Your objective: Repeat exactly the lines running from the first line of the data to the line containing "import plotly.graph_objects as go", both ends included, and nothing else; drop the pictures.

Dataset extract:
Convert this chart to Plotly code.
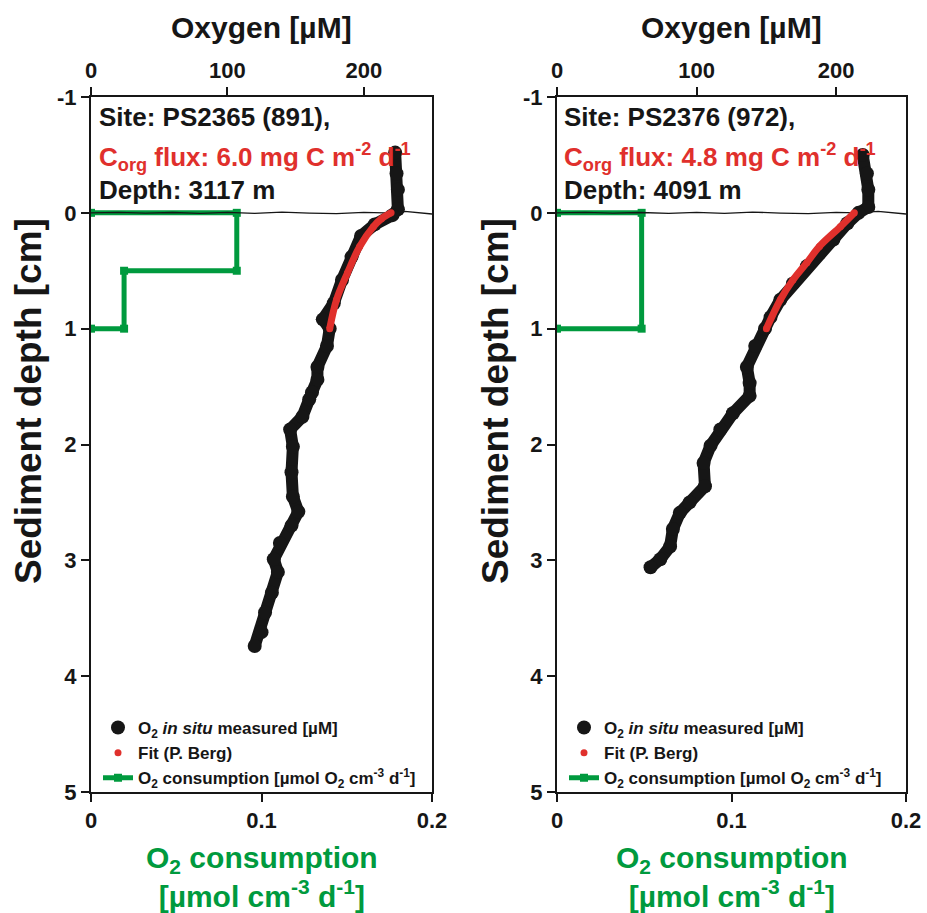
import plotly.graph_objects as go

# ---------------- data ----------------
# Site PS2365 (left)
left_o2 = [223, 224, 225, 225, 221, 208, 198, 191, 184, 178, 170, 175, 173, 166, 166, 162, 160,
           155, 146, 148, 147, 148, 152, 147, 138.5, 134, 137, 132.6, 127.6, 125, 120]
left_depth = [-0.52, -0.34, -0.2, -0.03, 0.02, 0.1, 0.2, 0.38, 0.58, 0.78, 0.92, 1.0, 1.15, 1.33,
              1.44, 1.55, 1.61, 1.76, 1.87, 2.02, 2.24, 2.45, 2.58, 2.7, 2.85, 2.99, 3.1, 3.28,
              3.45, 3.62, 3.74]
left_fit_o2 = [220, 213, 207, 197, 188, 180, 175]
left_fit_depth = [0.0, 0.05, 0.12, 0.29, 0.52, 0.75, 1.0]
left_cons = [0, 0.0855, 0.0855, 0.0194, 0.0194, 0]
left_cons_depth = [0, 0, 0.5, 0.5, 1.0, 1.0]

# Site PS2376 (right)
right_o2 = [219, 222, 223, 223, 216, 208, 198, 188, 179, 169, 160, 153, 149, 142, 136, 138, 138,
            126, 117, 110, 105, 106, 95, 88, 83, 81, 74, 67]
right_depth = [-0.5, -0.34, -0.2, -0.05, 0.0, 0.09, 0.23, 0.35, 0.46, 0.61, 0.75, 0.9, 1.0, 1.15,
               1.33, 1.47, 1.58, 1.73, 1.87, 2.01, 2.16, 2.36, 2.5, 2.59, 2.73, 2.88, 2.99, 3.06]
right_fit_o2 = [213, 203, 188, 179, 169, 160, 150]
right_fit_depth = [0.0, 0.12, 0.29, 0.43, 0.58, 0.75, 1.0]
right_cons = [0, 0.0485, 0.0485, 0]
right_cons_depth = [0, 0, 1.0, 1.0]

# sediment-water interface (slightly wavy)
iface_o2 = [0, 20, 40, 60, 80, 100, 120, 140, 160, 180, 200, 215, 230, 250]
iface_depth = [0.0, -0.004, 0.003, -0.003, 0.005, -0.004, 0.004, -0.006, 0.002, 0.006, -0.004,
               0.0, -0.012, 0.01]

sites = ["Site: PS2365 (891),", "Site: PS2376 (972),"]
fluxes = ["6.0", "4.8"]
depths_m = ["Depth: 3117 m", "Depth: 4091 m"]

y_ticks = [-1, 0, 1, 2, 3, 4, 5]
y_tick_text = ["-1", "0", "1", "2", "3", "4", "5"]
o2_ticks = [0, 100, 200]
cons_ticks = [0, 0.1, 0.2]
cons_tick_text = ["0", "0.1", "0.2"]

# ---------------- style ----------------
FONT = "Liberation Sans, Arial, sans-serif"
BLACK = "#161616"
RED = "#e0302c"
GREEN = "#009a3e"

fig = go.Figure()

panels = [
    dict(o2=left_o2, d=left_depth, fo2=left_fit_o2, fd=left_fit_depth,
         c=left_cons, cd=left_cons_depth, xb="x", xt="x3", y="y", leg="legend"),
    dict(o2=right_o2, d=right_depth, fo2=right_fit_o2, fd=right_fit_depth,
         c=right_cons, cd=right_cons_depth, xb="x2", xt="x4", y="y2", leg="legend2"),
]

for p in panels:
    fig.add_trace(go.Scatter(
        x=p["c"], y=p["cd"], xaxis=p["xb"], yaxis=p["y"], mode="lines+markers",
        line=dict(color=GREEN, width=5), marker=dict(symbol="square", size=8, color=GREEN),
        name="O<sub>2</sub> consumption [µmol O<sub>2</sub> cm<sup>-3</sup> d<sup>-1</sup>]",
        legend=p["leg"], legendrank=3))
    fig.add_trace(go.Scatter(
        x=iface_o2, y=iface_depth, xaxis=p["xt"], yaxis=p["y"], mode="lines",
        line=dict(color=BLACK, width=1.3), showlegend=False, hoverinfo="skip"))
    fig.add_trace(go.Scatter(
        x=p["o2"], y=p["d"], xaxis=p["xt"], yaxis=p["y"], mode="lines",
        line=dict(color=BLACK, width=12), showlegend=False, hoverinfo="skip"))
    fig.add_trace(go.Scatter(
        x=p["o2"], y=p["d"], xaxis=p["xt"], yaxis=p["y"], mode="markers",
        marker=dict(color=BLACK, size=14),
        name="O<sub>2</sub> <i>in situ</i> measured [µM]", legend=p["leg"], legendrank=1))
    fig.add_trace(go.Scatter(
        x=p["fo2"], y=p["fd"], xaxis=p["xt"], yaxis=p["y"], mode="lines",
        line=dict(color=RED, width=7, shape="spline"), showlegend=False, hoverinfo="skip"))
    fig.add_trace(go.Scatter(
        x=p["fo2"], y=p["fd"], xaxis=p["xt"], yaxis=p["y"], mode="markers",
        marker=dict(color=RED, size=7),
        name="Fit (P. Berg)", legend=p["leg"], legendrank=2))

W, H = 927, 913
dom_left = [91 / W, 432 / W]
dom_right = [557 / W, 906 / W]
dom_y = [1 - 792 / H, 1 - 97 / H]

axis_common = dict(showline=True, linecolor=BLACK, linewidth=2, ticks="outside", ticklen=8,
                   tickwidth=2, tickcolor=BLACK, showgrid=False, zeroline=False,
                   tickfont=dict(family=FONT, size=22, color=BLACK, weight="bold"),
                   automargin=False)

leg_common = dict(xanchor="left", yanchor="top", bgcolor="rgba(0,0,0,0)",
                  font=dict(family=FONT, size=17, color=BLACK, weight="bold"),
                  itemwidth=30, tracegroupgap=0)

fig.update_layout(
    width=W, height=H, margin=dict(l=0, r=0, t=0, b=0),
    paper_bgcolor="white", plot_bgcolor="white",
    font=dict(family=FONT, color=BLACK, weight="bold"),
    xaxis=dict(domain=dom_left, range=[0, 0.2], tickvals=cons_ticks, ticktext=cons_tick_text,
               anchor="y", mirror=True, **axis_common),
    xaxis3=dict(range=[0, 250], tickvals=o2_ticks, overlaying="x", side="top", anchor="y",
                **axis_common),
    yaxis=dict(domain=dom_y, range=[5, -1], tickvals=y_ticks, ticktext=y_tick_text, anchor="x",
               mirror=True, **axis_common),
    xaxis2=dict(domain=dom_right, range=[0, 0.2], tickvals=cons_ticks, ticktext=cons_tick_text,
                anchor="y2", mirror=True, **axis_common),
    xaxis4=dict(range=[0, 250], tickvals=o2_ticks, overlaying="x2", side="top", anchor="y2",
                **axis_common),
    yaxis2=dict(domain=dom_y, range=[5, -1], tickvals=y_ticks, ticktext=y_tick_text, anchor="x2",
                mirror=True, **axis_common),
    legend=dict(x=98 / W, y=1 - 710 / H, **leg_common),
    legend2=dict(x=564 / W, y=1 - 710 / H, **leg_common),
    showlegend=True,
)

annos = []
for i, (x0, xc, ytx) in enumerate([(97, 261.5, 28), (562, 731.5, 495)]):
    annos.append(dict(x=x0 / W, y=1 - 117 / H, text=sites[i], xanchor="left", yanchor="middle",
                      font=dict(family=FONT, size=26, color=BLACK, weight="bold")))
    annos.append(dict(x=x0 / W, y=1 - 157 / H,
                      text="C<sub>org</sub> flux: " + fluxes[i] + " mg C m<sup>-2</sup> d<sup>-1</sup>",
                      xanchor="left", yanchor="middle",
                      font=dict(family=FONT, size=26, color=RED, weight="bold")))
    annos.append(dict(x=x0 / W, y=1 - 190 / H, text=depths_m[i], xanchor="left", yanchor="middle",
                      font=dict(family=FONT, size=26, color=BLACK, weight="bold")))
    annos.append(dict(x=xc / W, y=1 - 27 / H, text="Oxygen [µM]", xanchor="center", yanchor="middle",
                      font=dict(family=FONT, size=30, color=BLACK, weight="bold")))
    annos.append(dict(x=xc / W, y=1 - 877 / H,
                      text="O<sub>2</sub> consumption<br>[µmol cm<sup>-3</sup> d<sup>-1</sup>]",
                      xanchor="center", yanchor="middle",
                      font=dict(family=FONT, size=30, color=GREEN, weight="bold")))
    annos.append(dict(x=ytx / W, y=1 - 401 / H, text="Sediment depth [cm]", textangle=-90,
                      xanchor="center", yanchor="middle",
                      font=dict(family=FONT, size=37, color=BLACK, weight="bold")))
for a in annos:
    a.update(xref="paper", yref="paper", showarrow=False)
fig.update_layout(annotations=annos)

fig.write_html("out.html")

Answer in full:
Convert this chart to Plotly code.
import plotly.graph_objects as go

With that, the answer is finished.